→ **YOUR TASK**: Identify all lines in the listing that include the word "this", and copy them out.

--------------------

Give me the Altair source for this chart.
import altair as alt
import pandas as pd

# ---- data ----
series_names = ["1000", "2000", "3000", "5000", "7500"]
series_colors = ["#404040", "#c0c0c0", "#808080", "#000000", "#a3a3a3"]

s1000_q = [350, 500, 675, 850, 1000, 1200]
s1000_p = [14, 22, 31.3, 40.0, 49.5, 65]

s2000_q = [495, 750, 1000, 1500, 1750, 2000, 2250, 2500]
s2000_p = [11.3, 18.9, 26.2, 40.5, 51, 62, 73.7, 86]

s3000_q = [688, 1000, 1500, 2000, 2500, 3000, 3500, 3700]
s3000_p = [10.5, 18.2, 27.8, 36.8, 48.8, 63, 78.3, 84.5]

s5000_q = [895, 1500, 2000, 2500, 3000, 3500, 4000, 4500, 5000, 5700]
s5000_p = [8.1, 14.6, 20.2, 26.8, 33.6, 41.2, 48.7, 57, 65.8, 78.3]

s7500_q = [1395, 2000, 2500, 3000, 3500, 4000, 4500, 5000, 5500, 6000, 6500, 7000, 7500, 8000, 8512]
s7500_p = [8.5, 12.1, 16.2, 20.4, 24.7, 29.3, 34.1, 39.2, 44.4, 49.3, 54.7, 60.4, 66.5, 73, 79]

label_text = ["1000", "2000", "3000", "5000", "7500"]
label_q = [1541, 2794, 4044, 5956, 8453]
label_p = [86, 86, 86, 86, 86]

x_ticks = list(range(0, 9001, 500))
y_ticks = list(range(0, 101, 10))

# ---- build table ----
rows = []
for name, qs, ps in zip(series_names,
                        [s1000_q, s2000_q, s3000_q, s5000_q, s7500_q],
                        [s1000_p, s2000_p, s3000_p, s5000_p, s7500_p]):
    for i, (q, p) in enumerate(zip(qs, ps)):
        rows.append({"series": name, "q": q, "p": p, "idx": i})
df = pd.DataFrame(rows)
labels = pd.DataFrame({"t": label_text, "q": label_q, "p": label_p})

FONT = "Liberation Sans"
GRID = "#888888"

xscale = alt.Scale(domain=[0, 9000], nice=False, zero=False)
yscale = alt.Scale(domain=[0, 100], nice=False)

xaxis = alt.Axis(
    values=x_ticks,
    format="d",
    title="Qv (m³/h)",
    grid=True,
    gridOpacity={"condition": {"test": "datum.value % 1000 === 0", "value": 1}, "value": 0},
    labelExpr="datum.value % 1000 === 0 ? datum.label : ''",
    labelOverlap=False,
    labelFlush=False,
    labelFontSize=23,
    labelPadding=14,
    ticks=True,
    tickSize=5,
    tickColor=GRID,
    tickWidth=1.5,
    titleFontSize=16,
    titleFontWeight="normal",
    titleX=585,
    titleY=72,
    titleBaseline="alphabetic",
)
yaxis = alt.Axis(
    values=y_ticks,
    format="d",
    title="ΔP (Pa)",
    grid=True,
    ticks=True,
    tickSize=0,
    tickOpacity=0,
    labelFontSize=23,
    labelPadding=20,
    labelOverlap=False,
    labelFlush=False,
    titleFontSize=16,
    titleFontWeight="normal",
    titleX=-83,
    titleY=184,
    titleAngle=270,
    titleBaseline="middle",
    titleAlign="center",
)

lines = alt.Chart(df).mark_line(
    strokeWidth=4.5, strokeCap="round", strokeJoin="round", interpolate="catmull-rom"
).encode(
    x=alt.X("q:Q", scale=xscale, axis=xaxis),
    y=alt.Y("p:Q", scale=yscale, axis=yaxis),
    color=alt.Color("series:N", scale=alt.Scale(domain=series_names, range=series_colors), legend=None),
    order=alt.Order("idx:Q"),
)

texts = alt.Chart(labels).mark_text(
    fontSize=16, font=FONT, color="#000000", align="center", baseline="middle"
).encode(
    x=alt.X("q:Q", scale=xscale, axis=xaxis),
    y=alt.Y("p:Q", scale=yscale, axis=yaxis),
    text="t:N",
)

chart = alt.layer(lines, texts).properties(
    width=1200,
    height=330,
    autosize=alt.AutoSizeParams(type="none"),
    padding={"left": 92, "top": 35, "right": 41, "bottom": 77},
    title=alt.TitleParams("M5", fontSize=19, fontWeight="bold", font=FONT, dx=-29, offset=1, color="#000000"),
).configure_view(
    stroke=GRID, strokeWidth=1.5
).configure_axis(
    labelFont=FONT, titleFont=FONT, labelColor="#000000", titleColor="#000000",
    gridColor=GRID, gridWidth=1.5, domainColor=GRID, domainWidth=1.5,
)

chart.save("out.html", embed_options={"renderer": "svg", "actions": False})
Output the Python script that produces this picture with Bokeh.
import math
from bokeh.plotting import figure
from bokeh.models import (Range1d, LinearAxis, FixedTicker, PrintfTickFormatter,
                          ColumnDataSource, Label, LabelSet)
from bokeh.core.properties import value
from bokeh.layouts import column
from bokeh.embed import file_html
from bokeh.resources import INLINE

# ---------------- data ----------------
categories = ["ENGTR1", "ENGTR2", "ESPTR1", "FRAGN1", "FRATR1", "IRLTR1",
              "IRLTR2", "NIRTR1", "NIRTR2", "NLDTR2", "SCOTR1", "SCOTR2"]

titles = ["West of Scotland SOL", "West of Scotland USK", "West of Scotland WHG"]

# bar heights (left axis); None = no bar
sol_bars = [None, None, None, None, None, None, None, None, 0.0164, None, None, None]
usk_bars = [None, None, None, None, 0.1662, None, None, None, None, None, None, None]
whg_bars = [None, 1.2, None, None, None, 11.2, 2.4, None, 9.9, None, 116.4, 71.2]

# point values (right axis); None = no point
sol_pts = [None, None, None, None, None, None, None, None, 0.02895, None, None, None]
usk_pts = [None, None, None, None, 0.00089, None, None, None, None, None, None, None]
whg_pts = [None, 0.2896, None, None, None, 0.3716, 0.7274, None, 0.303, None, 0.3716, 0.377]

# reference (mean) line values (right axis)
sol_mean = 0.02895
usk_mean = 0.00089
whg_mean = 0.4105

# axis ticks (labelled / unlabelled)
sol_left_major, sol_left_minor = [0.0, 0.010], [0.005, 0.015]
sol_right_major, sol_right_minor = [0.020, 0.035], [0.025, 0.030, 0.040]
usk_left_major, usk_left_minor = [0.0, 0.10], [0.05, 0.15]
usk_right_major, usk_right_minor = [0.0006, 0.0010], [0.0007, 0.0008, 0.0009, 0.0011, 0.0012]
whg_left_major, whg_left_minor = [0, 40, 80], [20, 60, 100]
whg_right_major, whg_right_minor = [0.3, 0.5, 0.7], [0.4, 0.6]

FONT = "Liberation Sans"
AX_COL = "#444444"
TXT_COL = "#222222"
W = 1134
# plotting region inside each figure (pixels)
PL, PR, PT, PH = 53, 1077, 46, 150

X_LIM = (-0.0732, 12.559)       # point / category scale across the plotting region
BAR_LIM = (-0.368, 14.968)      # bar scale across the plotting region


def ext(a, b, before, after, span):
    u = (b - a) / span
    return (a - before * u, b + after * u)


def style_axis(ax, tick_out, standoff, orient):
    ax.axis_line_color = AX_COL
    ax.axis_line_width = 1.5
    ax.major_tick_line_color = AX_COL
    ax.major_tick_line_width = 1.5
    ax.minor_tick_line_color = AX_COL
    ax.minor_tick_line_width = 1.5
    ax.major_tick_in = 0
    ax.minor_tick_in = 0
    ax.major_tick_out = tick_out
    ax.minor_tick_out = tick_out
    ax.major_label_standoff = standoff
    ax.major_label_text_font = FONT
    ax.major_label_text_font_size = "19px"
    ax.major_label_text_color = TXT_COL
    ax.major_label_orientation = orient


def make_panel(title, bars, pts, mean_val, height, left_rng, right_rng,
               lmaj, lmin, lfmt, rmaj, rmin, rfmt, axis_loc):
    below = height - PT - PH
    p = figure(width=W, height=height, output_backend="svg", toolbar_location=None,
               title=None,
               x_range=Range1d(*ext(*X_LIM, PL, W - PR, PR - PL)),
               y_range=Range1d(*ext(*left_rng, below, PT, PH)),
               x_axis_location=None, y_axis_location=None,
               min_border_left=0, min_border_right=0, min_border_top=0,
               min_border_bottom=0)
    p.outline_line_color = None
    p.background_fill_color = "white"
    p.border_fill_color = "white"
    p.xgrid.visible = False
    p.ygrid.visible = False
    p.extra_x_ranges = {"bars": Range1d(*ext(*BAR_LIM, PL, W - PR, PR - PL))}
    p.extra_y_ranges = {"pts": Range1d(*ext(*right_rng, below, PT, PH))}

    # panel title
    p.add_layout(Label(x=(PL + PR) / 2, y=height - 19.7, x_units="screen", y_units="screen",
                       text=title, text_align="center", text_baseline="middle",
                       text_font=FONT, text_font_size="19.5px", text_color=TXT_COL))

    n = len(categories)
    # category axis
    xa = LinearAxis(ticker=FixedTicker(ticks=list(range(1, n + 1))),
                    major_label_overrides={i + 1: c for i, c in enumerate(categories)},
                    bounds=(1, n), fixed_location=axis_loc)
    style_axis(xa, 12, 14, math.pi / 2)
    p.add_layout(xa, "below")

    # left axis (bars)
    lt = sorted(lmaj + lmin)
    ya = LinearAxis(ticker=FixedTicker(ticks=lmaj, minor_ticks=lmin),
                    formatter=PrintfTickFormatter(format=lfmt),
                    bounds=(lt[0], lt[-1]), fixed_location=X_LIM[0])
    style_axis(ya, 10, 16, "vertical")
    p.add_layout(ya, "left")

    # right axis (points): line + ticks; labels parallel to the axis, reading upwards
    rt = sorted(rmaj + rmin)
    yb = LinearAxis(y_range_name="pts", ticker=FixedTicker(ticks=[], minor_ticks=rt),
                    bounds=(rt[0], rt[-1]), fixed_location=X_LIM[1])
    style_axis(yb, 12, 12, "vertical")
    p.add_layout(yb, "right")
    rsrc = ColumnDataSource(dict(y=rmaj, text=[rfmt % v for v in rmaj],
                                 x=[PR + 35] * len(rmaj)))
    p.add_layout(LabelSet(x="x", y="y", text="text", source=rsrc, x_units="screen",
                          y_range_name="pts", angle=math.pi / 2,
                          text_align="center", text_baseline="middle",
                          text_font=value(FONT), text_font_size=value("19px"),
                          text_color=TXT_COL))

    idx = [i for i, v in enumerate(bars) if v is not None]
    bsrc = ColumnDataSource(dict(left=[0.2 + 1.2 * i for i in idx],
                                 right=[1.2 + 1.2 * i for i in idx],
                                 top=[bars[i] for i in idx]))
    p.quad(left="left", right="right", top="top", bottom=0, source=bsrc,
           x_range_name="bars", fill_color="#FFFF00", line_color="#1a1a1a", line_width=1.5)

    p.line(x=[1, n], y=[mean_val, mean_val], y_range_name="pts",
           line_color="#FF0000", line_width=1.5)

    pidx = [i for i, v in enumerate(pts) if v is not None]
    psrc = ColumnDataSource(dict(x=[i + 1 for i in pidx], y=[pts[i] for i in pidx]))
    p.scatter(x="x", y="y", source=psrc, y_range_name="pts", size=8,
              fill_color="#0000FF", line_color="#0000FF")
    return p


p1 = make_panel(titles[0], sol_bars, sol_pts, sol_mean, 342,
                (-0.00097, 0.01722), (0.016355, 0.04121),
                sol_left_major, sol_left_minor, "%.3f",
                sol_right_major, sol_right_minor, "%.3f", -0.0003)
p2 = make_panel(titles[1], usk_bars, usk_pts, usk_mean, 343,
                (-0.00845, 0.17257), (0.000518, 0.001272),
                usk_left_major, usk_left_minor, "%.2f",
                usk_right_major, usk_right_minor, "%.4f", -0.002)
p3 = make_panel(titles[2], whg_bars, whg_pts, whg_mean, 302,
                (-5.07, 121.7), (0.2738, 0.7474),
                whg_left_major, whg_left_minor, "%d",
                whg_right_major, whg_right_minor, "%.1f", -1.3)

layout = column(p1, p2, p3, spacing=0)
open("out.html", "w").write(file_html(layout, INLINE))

--------------------

→ **IN RESPONSE**:
Give me the Altair source for this chart.
Output the Python script that produces this picture with Bokeh.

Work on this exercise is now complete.